[AIM OF THE EXERCISE] Leave the pictures out and write out exactly the lines from the top of the entries through the line containing "0.087, 0.056, -0.063];".
========================================
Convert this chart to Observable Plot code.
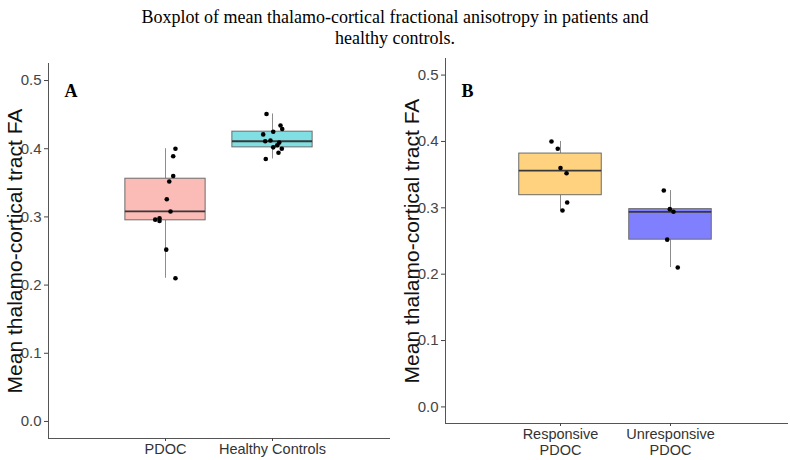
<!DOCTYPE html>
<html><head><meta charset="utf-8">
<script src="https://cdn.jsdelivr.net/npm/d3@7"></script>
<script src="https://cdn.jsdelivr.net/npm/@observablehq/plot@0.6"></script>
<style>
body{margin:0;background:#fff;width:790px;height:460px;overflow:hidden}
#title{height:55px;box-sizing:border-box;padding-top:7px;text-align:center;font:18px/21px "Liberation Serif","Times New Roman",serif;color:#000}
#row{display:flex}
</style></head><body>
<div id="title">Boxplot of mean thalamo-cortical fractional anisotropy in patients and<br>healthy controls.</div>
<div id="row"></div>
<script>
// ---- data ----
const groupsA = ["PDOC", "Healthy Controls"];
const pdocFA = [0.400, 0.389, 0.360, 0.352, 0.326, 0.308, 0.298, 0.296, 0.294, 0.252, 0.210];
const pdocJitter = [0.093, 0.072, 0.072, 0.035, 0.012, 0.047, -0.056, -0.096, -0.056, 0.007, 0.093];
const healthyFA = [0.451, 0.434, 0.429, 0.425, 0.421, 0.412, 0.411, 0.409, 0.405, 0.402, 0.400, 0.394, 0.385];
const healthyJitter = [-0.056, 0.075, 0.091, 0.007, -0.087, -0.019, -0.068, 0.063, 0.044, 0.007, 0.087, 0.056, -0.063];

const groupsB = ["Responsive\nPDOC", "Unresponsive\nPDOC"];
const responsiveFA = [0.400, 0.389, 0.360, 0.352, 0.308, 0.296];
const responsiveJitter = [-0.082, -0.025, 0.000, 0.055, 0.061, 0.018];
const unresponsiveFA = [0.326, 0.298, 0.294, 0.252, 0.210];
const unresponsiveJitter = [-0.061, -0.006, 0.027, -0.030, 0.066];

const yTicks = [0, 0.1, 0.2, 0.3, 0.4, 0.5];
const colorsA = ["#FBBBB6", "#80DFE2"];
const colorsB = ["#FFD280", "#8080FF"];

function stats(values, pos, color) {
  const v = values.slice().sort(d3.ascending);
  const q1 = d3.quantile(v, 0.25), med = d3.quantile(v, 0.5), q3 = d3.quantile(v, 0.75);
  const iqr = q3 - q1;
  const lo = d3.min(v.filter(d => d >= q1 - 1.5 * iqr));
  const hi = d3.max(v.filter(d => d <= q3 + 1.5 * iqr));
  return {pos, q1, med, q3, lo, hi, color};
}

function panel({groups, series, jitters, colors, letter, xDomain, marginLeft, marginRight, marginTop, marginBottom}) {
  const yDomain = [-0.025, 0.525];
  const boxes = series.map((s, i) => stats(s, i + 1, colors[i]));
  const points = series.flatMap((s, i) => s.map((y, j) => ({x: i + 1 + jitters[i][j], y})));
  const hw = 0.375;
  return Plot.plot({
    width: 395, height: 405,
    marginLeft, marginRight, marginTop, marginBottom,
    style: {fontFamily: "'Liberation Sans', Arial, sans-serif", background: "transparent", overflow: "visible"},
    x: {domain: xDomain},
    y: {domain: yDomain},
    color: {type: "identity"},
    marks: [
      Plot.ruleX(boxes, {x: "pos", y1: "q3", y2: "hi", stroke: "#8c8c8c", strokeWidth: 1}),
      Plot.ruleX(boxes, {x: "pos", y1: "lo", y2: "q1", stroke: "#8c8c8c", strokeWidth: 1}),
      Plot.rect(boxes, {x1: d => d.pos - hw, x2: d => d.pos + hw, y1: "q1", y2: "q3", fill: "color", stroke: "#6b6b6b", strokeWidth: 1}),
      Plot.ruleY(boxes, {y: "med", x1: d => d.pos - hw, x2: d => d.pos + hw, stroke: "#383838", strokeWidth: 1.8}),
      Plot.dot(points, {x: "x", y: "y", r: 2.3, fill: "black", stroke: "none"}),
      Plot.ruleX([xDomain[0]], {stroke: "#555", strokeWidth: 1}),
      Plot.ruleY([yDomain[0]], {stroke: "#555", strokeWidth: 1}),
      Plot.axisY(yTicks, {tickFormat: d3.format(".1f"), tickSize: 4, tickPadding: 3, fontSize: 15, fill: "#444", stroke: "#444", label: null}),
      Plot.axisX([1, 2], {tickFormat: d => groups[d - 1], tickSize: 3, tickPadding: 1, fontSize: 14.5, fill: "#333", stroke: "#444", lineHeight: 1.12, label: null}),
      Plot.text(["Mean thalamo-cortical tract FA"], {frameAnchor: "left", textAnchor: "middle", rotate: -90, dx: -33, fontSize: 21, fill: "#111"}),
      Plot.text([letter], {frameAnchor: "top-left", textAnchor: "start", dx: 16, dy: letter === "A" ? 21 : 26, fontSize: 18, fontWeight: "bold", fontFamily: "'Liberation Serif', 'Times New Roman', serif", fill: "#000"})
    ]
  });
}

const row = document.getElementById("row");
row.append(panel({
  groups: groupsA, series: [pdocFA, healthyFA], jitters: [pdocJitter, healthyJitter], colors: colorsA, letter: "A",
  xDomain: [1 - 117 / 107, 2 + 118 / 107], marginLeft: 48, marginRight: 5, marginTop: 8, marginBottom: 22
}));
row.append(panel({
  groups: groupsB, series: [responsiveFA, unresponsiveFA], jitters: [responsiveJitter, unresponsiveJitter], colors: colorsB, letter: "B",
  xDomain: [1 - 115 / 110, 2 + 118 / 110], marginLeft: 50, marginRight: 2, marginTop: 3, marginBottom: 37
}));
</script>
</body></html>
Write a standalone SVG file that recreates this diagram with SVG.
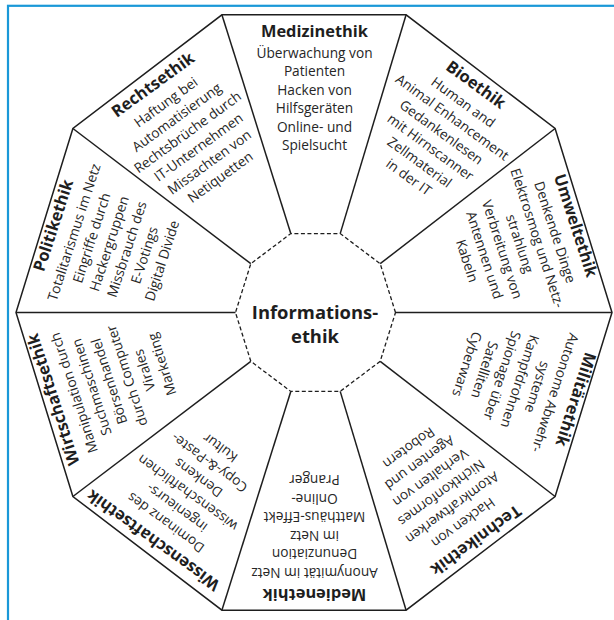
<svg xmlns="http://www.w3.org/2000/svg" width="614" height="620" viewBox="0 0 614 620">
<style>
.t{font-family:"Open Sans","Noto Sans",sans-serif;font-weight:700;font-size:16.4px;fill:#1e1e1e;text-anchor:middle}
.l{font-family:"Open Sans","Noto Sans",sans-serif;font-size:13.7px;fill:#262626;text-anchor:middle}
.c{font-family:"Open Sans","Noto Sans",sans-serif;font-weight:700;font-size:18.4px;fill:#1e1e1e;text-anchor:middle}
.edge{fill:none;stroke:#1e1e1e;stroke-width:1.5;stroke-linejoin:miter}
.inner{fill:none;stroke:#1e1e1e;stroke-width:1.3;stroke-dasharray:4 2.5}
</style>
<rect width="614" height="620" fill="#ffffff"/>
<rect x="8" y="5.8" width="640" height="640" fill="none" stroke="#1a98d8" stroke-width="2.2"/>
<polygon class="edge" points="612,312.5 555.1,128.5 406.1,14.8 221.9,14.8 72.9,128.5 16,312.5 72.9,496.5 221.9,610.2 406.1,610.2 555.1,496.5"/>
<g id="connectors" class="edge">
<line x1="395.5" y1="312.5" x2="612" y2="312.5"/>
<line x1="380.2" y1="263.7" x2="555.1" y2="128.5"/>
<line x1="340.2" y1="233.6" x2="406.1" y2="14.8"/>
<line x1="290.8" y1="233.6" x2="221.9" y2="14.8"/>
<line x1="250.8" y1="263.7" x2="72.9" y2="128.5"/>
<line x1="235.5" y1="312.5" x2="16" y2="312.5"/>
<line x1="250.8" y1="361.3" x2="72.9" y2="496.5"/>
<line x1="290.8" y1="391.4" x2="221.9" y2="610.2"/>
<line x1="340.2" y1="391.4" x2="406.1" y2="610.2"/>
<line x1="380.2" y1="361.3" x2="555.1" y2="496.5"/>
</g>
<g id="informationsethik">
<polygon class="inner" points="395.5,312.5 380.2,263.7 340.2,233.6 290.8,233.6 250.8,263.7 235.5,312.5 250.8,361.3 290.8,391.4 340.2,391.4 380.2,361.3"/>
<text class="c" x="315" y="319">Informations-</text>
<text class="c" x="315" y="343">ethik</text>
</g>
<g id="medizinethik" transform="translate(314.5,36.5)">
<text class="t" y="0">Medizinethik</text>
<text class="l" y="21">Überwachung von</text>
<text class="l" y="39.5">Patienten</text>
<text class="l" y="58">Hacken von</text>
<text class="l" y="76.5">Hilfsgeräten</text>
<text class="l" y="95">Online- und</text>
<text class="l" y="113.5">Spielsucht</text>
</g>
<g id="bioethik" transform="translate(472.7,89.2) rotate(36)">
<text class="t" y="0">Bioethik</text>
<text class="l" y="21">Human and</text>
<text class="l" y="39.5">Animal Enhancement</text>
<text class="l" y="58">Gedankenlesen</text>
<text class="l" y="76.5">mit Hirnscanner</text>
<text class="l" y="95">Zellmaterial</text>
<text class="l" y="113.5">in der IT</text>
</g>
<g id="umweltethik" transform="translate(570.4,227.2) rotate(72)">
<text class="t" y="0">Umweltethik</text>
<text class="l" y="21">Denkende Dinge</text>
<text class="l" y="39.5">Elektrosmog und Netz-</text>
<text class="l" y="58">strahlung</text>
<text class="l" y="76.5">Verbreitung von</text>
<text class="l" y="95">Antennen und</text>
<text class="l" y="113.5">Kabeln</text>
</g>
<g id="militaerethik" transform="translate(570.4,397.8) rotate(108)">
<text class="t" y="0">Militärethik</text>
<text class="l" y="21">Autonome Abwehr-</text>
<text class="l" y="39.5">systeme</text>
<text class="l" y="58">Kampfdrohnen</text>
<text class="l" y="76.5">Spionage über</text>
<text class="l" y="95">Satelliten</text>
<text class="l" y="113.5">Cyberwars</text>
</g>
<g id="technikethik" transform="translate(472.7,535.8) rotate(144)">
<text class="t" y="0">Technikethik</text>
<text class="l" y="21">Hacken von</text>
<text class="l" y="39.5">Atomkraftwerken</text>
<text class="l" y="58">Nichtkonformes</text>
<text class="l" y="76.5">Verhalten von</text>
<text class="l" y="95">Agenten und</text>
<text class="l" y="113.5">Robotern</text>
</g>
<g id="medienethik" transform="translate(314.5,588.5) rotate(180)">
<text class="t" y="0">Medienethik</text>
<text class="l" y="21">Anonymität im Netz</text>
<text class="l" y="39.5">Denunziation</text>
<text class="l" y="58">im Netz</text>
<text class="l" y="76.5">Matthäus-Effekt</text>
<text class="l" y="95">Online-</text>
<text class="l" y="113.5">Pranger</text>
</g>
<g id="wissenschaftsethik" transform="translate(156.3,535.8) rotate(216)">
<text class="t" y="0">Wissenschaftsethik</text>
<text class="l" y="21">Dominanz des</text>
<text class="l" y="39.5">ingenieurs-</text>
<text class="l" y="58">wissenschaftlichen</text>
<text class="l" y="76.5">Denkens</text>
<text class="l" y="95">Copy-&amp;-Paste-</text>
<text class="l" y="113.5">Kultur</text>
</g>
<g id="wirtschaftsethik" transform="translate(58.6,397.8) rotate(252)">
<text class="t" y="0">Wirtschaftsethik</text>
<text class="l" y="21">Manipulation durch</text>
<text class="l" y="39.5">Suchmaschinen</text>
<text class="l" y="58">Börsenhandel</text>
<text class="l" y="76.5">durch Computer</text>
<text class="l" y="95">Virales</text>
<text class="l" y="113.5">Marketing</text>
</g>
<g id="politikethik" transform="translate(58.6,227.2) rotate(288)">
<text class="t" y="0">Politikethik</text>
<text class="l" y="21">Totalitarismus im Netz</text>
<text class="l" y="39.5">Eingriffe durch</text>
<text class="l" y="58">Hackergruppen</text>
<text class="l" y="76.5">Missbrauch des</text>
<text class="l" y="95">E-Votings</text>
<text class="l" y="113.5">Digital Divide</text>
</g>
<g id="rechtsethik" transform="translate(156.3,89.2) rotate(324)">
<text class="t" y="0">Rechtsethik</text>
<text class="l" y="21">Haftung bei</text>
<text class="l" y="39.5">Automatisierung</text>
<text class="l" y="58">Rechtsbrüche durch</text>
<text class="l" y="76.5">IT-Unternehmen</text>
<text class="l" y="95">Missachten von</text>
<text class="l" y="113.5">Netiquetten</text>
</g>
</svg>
========================================
[SOLUTION FOR THIS EXERCISE]
Convert this chart to Observable Plot code.
<!DOCTYPE html>
<html><head><meta charset="utf-8">
<script src="https://cdn.jsdelivr.net/npm/d3@7"></script>
<script src="https://cdn.jsdelivr.net/npm/@observablehq/plot@0.6"></script>
<style>
body{margin:0;background:#fff;width:790px;height:460px;overflow:hidden}
#title{height:55px;box-sizing:border-box;padding-top:7px;text-align:center;font:18px/21px "Liberation Serif","Times New Roman",serif;color:#000}
#row{display:flex}
</style></head><body>
<div id="title">Boxplot of mean thalamo-cortical fractional anisotropy in patients and<br>healthy controls.</div>
<div id="row"></div>
<script>
// ---- data ----
const groupsA = ["PDOC", "Healthy Controls"];
const pdocFA = [0.400, 0.389, 0.360, 0.352, 0.326, 0.308, 0.298, 0.296, 0.294, 0.252, 0.210];
const pdocJitter = [0.093, 0.072, 0.072, 0.035, 0.012, 0.047, -0.056, -0.096, -0.056, 0.007, 0.093];
const healthyFA = [0.451, 0.434, 0.429, 0.425, 0.421, 0.412, 0.411, 0.409, 0.405, 0.402, 0.400, 0.394, 0.385];
const healthyJitter = [-0.056, 0.075, 0.091, 0.007, -0.087, -0.019, -0.068, 0.063, 0.044, 0.007, 0.087, 0.056, -0.063];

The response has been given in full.